155 Henry Owners Corp. v. Lovlyn Realty Co.

In an action, inter alia, to recover damages for breach of contract, (1) the defendant Lovlyn Realty Co. appeals from so much of a judgment of the Supreme Court, Kings County (G. Aronin, J.), entered June 26, 1995, as, after a nonjury trial, is in favor of the plaintiffs and against it in the principal sum of $93,148.12, and (2) the plaintiffs cross appeal from so much of the same judgment as failed to award damages for lost tax abatements and the cost of replacing penthouse windows.

Ordered that the judgment is modified by deleting the provisions thereof awarding the plaintiffs prejudgment "interest from August 4, 1988 through December 4, 1994, in the sum of $33,818.12”, and remitting the matter to the Supreme Court, Kings County, for entry of an appropriate amended judgment consistent herewith; as so modified, the judgment is affirmed *560insofar as appealed and cross-appealed from, without costs or disbursements.

The Supreme Court properly determined that the defendant Lovlyn Realty Co. (hereinafter Lovlyn) wrongfully repudiated its contract with the plaintiffs when it refused to perform for the contract price after the Landmarks Preservation Commission approved the replacement window submitted by Lovlyn. Moreover, the award of damages was proper because the loss suffered by the plaintiffs was the "natural and probable consequence of [Lovlyn’s] breach” (Kenford Co. v County of Erie, 73 NY2d 312, 319). The plaintiffs, however, were not entitled to additional damages for the loss of J-51 tax abatements since such loss was not "within the contemplation of the parties at the time the contract was made” (American List Corp. v U.S. News & World Report, 75 NY2d 38, 43).
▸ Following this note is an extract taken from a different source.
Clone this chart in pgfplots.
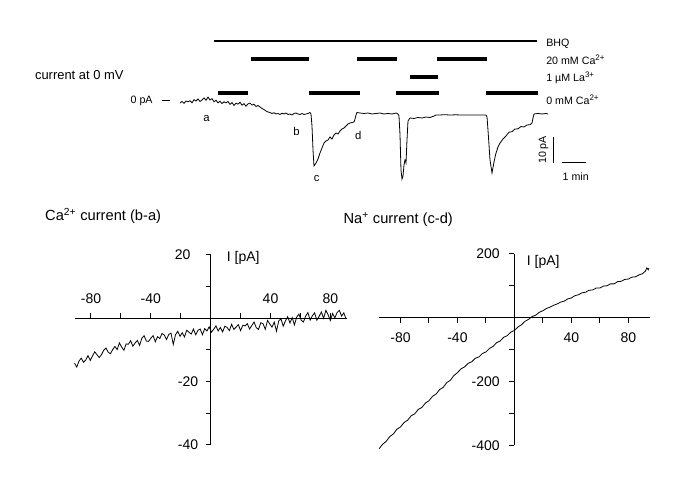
\documentclass[border=0pt]{standalone}
\usepackage{fontspec}
\setmainfont{Liberation Sans}
\usepackage{pgfplots}
\pgfplotsset{compat=1.18}

\newcommand{\fs}[1]{\fontsize{#1}{#1}\selectfont}

% style shared by the two I-V plots
\pgfplotsset{
  iv/.style={
    axis lines=middle, axis line style={-, line width=0.75pt},
    enlargelimits=false, clip=false, anchor=origin,
    tick align=center, major tick length=3.75pt,
    tick style={line width=0.75pt, black},
    tick label style={font=\fs{10.5}, inner sep=0pt},
    /pgf/number format/assume math mode=true,
  },
}

% Na+ current (c-d), I in pA vs V in mV
\pgfplotstableread{
V I
-95 -410
-92.5 -396
-90 -387
-87.5 -372
-85 -364
-82.5 -349
-80 -342
-77.5 -328
-75 -321
-72.5 -307
-70 -301
-67.5 -287
-65 -281
-62.5 -267
-60 -260
-57.5 -246
-55 -239
-52.5 -225
-50 -218
-47.5 -203
-45 -196
-42.5 -181
-40 -172
-37.5 -160
-35 -154
-32.5 -143
-30 -138
-27.5 -127
-25 -123
-22.5 -112
-20 -107
-17.5 -96
-15 -90
-12.5 -78
-10 -73
-7.5 -61
-5 -56
-2.5 -45
0 -40
2.5 -29
5 -22
7.5 -11
10 -5
12.5 4
15 8
17.5 17
20 22
22.5 29
25 33
27.5 39
30 43
32.5 49
35 52
37.5 59
40 62
42.5 69
45 72
47.5 78
50 80
52.5 86
55 87
57.5 93
60 93
62.5 99
65 100
67.5 106
70 106
72.5 113
75 114
77.5 120
80 121
82.5 127
85 128
87.5 134
90 138
92 146
93 156
94 150
94.5 156
}\natable

% Ca2+ current (b-a)
\pgfplotstableread{
V I
-91 -14.2
-89.5 -15.4
-88 -13.5
-86.5 -12.6
-85 -13.9
-83.5 -13.2
-82 -11.8
-80.5 -13.3
-79 -11.9
-77.5 -10.6
-76 -11.5
-74.5 -12.4
-73 -11.5
-71.5 -10.1
-70 -9.4
-68.5 -10.7
-67 -11.2
-65.5 -9.9
-64 -8.9
-62.5 -9.9
-61 -7.8
-59.5 -9.1
-58 -10.1
-56.5 -8.1
-55 -8.2
-53.5 -7.1
-52 -8.8
-50.5 -7.8
-49 -7.0
-47.5 -8.6
-46 -6.3
-44.5 -5.5
-43 -7.2
-41.5 -7.3
-40 -6.3
-38.5 -5.5
-37 -7.4
-35.5 -5.8
-34 -6.4
-32.5 -4.8
-31 -5.3
-29.5 -6.7
-28 -5.1
-26.5 -4.7
-25 -8.3
-23.5 -5.2
-22 -4.1
-20.5 -5.7
-19 -4.6
-17.5 -5.9
-16 -3.8
-14.5 -4.4
-13 -5.0
-11.5 -3.4
-10 -5.2
-8.5 -3.8
-7 -3.4
-5.5 -5.2
-4 -3.3
-2.5 -4.0
-1 -2.7
0.5 -4.4
2 -3.5
3.5 -2.4
5 -4.0
6.5 -2.9
8 -4.3
9.5 -2.5
11 -2.9
12.5 -3.9
14 -1.9
15.5 -3.5
17 -2.8
18.5 -2.0
20 -3.9
21.5 -2.2
23 -2.4
24.5 -1.7
26 -3.4
27.5 -2.3
29 -1.2
30.5 -3.0
32 -3.5
33.5 -1.4
35 -1.7
36.5 -3.5
38 -0.7
39.5 -1.8
41 -2.8
42.5 -1.2
44 -4.1
45.5 -0.8
47 -0.2
48.5 -2.5
50 -0.8
51.5 0.5
53 -1.5
54.5 0.2
56 -2.1
57.5 0.4
59 1.3
60.5 -0.6
62 -1.2
63.5 0.7
65 1.8
66.5 -0.6
68 0.8
69.5 1.7
71 -0.6
72.5 0.6
74 2.0
75.5 0.0
77 2.5
78.5 1.1
80 -0.7
81.5 1.5
83 0.1
84.5 1.8
86 2.5
87.5 0.7
89 1.7
90.5 -0.2
}\catable

% current at 0 mV, t in min, I in pA
\pgfplotstableread{
t I
0 -0.96
0.083 -0.38
0.167 -1.1
0.25 -0.19
0.333 -0.5
0.417 -0.1
0.5 -0.9
0.583 0.3
0.667 -0.2
0.75 0.6
0.833 -0.4
0.917 0.2
1 1.0
1.083 0.1
1.167 1.3
1.25 0.2
1.333 0.7
1.417 -0.5
1.5 0.1
1.583 -0.9
1.667 -0.3
1.75 -1.2
1.833 -0.5
1.917 -0.9
2 -0.4
2.083 -1.5
2.167 -0.8
2.25 -1.9
2.333 -1.0
2.417 -1.4
2.5 -0.7
2.583 -1.8
2.667 -1.2
2.75 -2.2
2.833 -1.3
2.917 -1.0
3 -1.8
3.083 -1.4
3.167 -2.3
3.25 -1.9
3.333 -2.5
3.417 -3.08
3.5 -3.46
3.583 -4.04
3.667 -4.42
3.75 -4.62
3.833 -5.0
3.917 -4.7
4 -5.19
4.083 -5.0
4.167 -5.38
4.25 -4.9
4.333 -5.19
4.417 -4.81
4.5 -5.38
4.583 -5.19
4.667 -5.58
4.75 -5.0
4.833 -4.81
4.917 -5.19
5 -5.38
5.083 -5.0
5.167 -5.38
5.25 -5.19
5.333 -5.0
5.417 -4.62
5.458 -5.19
5.5 -9.81
5.542 -19.04
5.583 -25.19
5.667 -24.04
5.75 -22.5
5.833 -20.19
5.917 -18.27
6 -16.35
6.083 -15.58
6.167 -15.19
6.25 -14.04
6.333 -14.81
6.417 -13.27
6.5 -12.5
6.583 -12.88
6.667 -11.73
6.75 -10.96
6.833 -10.58
6.917 -9.81
7 -9.04
7.083 -8.65
7.167 -8.46
7.25 -8.27
7.292 -7.12
7.333 -5.58
7.375 -4.62
7.5 -4.81
7.667 -5.0
7.833 -4.81
8 -5.19
8.167 -5.0
8.333 -4.81
8.5 -5.19
8.667 -5.0
8.833 -5.19
9 -4.81
9.083 -5.19
9.125 -5.96
9.167 -13.27
9.208 -26.73
9.25 -30.19
9.292 -29.04
9.333 -24.81
9.375 -22.88
9.417 -24.04
9.458 -15.19
9.5 -7.88
9.583 -6.73
9.75 -6.92
9.917 -6.54
10.083 -6.73
10.25 -6.35
10.417 -6.54
10.583 -5.96
10.667 -5.58
10.833 -5.58
11.0 -5.45
11.25 -5.58
11.5 -5.5
11.75 -5.6
12.0 -5.55
12.25 -5.6
12.5 -5.55
12.75 -5.58
12.792 -6.35
12.833 -11.35
12.917 -22.88
13 -27.88
13.083 -23.65
13.167 -20.19
13.25 -17.88
13.333 -16.35
13.458 -14.81
13.583 -13.65
13.708 -12.2
13.833 -12.0
13.958 -10.96
14.083 -10.9
14.208 -10.0
14.333 -10.2
14.458 -9.42
14.583 -9.3
14.667 -8.65
14.708 -6.73
14.75 -5.19
14.917 -5.0
15.083 -5.19
15.25 -5.0
15.333 -5.19
}\trace

\begin{document}
\begin{tikzpicture}[every node/.append style={inner sep=0pt}]
\useasboundingbox (0,0) rectangle (512.25pt,-366pt);

% ---- top: current at 0 mV with solution bars
\begin{axis}[hide axis, clip=false, anchor=origin, at={(135pt,-75.375pt)},
  x=18pt, y=1.95pt, xmin=-7, xmax=17.5, ymin=-32, ymax=25,
  enlargelimits=false, unbounded coords=jump]
  % BHQ
  \addplot[black, line width=1.6pt] coordinates {(1.417,23.0) (14.875,23.0)};
  % 20 mM Ca2+
  \addplot[black, line width=3.2pt] coordinates {
    (2.958,15.85) (5.375,15.85) (5.375,nan)
    (7.375,15.85) (9.042,15.85) (9.042,nan)
    (10.708,15.85) (12.79,15.85)};
  % 1 uM La3+
  \addplot[black, line width=3.2pt] coordinates {(9.583,8.92) (10.75,8.92)};
  % 0 mM Ca2+
  \addplot[black, line width=3.2pt] coordinates {
    (1.583,2.77) (2.833,2.77) (2.833,nan)
    (5.375,2.77) (7.5,2.77) (7.5,nan)
    (9.0,2.77) (10.79,2.77) (10.79,nan)
    (12.75,2.77) (14.917,2.77)};
  % trace
  \addplot[black, line width=0.6pt] table[x=t, y=I] {\trace};
  % zero marker
  \addplot[black, line width=0.75pt] coordinates {(-0.75,0) (-0.417,0)};
  % scale bars
  \addplot[black, line width=0.75pt] coordinates {(15.57,-13.9) (15.57,-23.9)};
  \addplot[black, line width=0.75pt] coordinates {(15.92,-23.9) (16.92,-23.9)};

  \node[anchor=base west, font=\fs{8}] at (15.25,20.7) {BHQ};
  \node[anchor=base west, font=\fs{8}] at (15.25,13.8) {20 mM Ca\textsuperscript{2+}};
  \node[anchor=base west, font=\fs{8}] at (15.25,7.4) {1 µM La\textsuperscript{3+}};
  \node[anchor=base west, font=\fs{8}] at (15.25,-1.6) {0 mM Ca\textsuperscript{2+}};
  \node[anchor=base west, font=\fs{9.7}] at (-6.05,8.0) {current at 0 mV};
  \node[anchor=base east, font=\fs{8}] at (-1.13,-1.3) {0 pA};
  \node[font=\fs{8.5}] at (1.11,-6.85) {a};
  \node[font=\fs{8.5}] at (4.86,-12.0) {b};
  \node[font=\fs{8.5}] at (5.70,-29.9) {c};
  \node[font=\fs{8.5}] at (7.43,-13.3) {d};
  \node[font=\fs{8}, rotate=90] at (15.15,-19.0) {10 pA};
  \node[anchor=base, font=\fs{8}] at (16.49,-30.8) {1 min};
\end{axis}

% ---- bottom left: Ca2+ current
\begin{axis}[iv, at={(158.0pt,-238.7pt)}, x=1.122pt, y=2.375pt,
  xmin=-91, xmax=91, ymin=-40, ymax=20,
  xtick={-80,-60,-40,-20,20,40,60,80}, xticklabels={-80,,-40,,,40,,80},
  ytick={-40,-30,-20,-10,10,20}, yticklabels={-40,,-20,,,20\hphantom{0}},
  xtick style={yshift=1.875pt}, ytick style={xshift=-1.875pt},
  xticklabel style={anchor=center, yshift=16.2pt},
  yticklabel style={anchor=east, xshift=-7.3pt}]
  \addplot[black, line width=0.6pt] table[x=V, y=I] {\catable};
  \node[anchor=base west, font=\fs{11}] at (-110.8,30.9) {Ca\textsuperscript{2+} current (b-a)};
  \node[anchor=base west, font=\fs{10.5}] at (10.7,17.9) {I [pA]};
\end{axis}

% ---- bottom right: Na+ current
\begin{axis}[iv, at={(385.8pt,-238.3pt)}, x=1.068pt, y=0.23955pt,
  xmin=-95, xmax=95, ymin=-400, ymax=200,
  xtick={-80,-60,-40,-20,20,40,60,80}, xticklabels={-80,,-40,,,40,,80},
  ytick={-400,-300,-200,-100,100,200}, yticklabels={-400,,-200,,,200},
  xtick style={yshift=-1.875pt}, ytick style={xshift=-1.875pt},
  xticklabel style={anchor=center, yshift=-13pt},
  yticklabel style={anchor=east, xshift=-9pt}]
  \addplot[black, line width=0.6pt] table[x=V, y=I] {\natable};
  \node[anchor=base west, font=\fs{11}] at (-120.2,294.6) {Na\textsuperscript{+} current (c-d)};
  \node[anchor=base west, font=\fs{10.5}] at (8.6,165) {I [pA]};
\end{axis}
\end{tikzpicture}
\end{document}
Contrary to Lovlyn’s contention, the plaintiffs were entitled to prejudgment interest since they were the prevailing party (see, CPLR 5001 [a]; DeLeonardis v EFG Plumbing & Heating Corp., 222 AD2d 339; City Univ. v Finalco, Inc., 129 AD2d 494, 496). However, the Supreme Court erred in awarding prejudgment interest from August 4, 1988. While the prevailing party is entitled to prejudgment interest "from the earliest ascertainable date the cause of action existed” (CPLR 5001 [b]), "[t]he award of interest is founded on the theory that there has been a deprivation of use of money or its equivalent and that the sole function of interest is to make whole the party aggrieved. It is not to provide a windfall for either party” (Kaiser v Fishman, 187 AD2d 623, 627; see also, 5 Weinstein-Korn-Miller, NY Civ Prac 5001.10). Thus, the ascertainable date "assumes that whatever damages are sought are shown to have been sustained at least by that time” (Siegel, Practice Commentaries, McKinney’s Cons Laws of NY, Book 7B, CPLR C5001:4, at 359; see also, 5 Weinstein-Korn-Miller, NY Civ Prac 5001.10; Gelco Bldrs. v Simpson Factors Corp., 60 Misc 2d 492, 493). Following Lovlyn’s breach, the plaintiffs contracted with Ecker Manufacturing (hereinafter Ecker) in March 1989 to install the replacement windows. Between March 7, 1989, and May 8, 1990, the plaintiffs made eight payments to Ecker. It was not until the plaintiffs tendered payment to Ecker on August 1,1989, that their payments exceeded the cost of the original contract with Lovlyn. Thus, this is the earliest ascertainable date from which prejudgment interest may accrue. Thereafter, the plaintiffs made three additional payments. Since it is within the Supreme Court’s discretion to award prejudgment interest from the date of each payment or *561an ascertainable "single reasonable intermediate date” (CPLR 5001 [b]), the matter is remitted to the Supreme Court, Kings County, for a new computation of prejudgment interest consistent herewith.

We have reviewed the parties’ remaining contentions and find them to be without merit. Rosenblatt, J. P., Ritter, Copertino and Santucci, JJ., concur.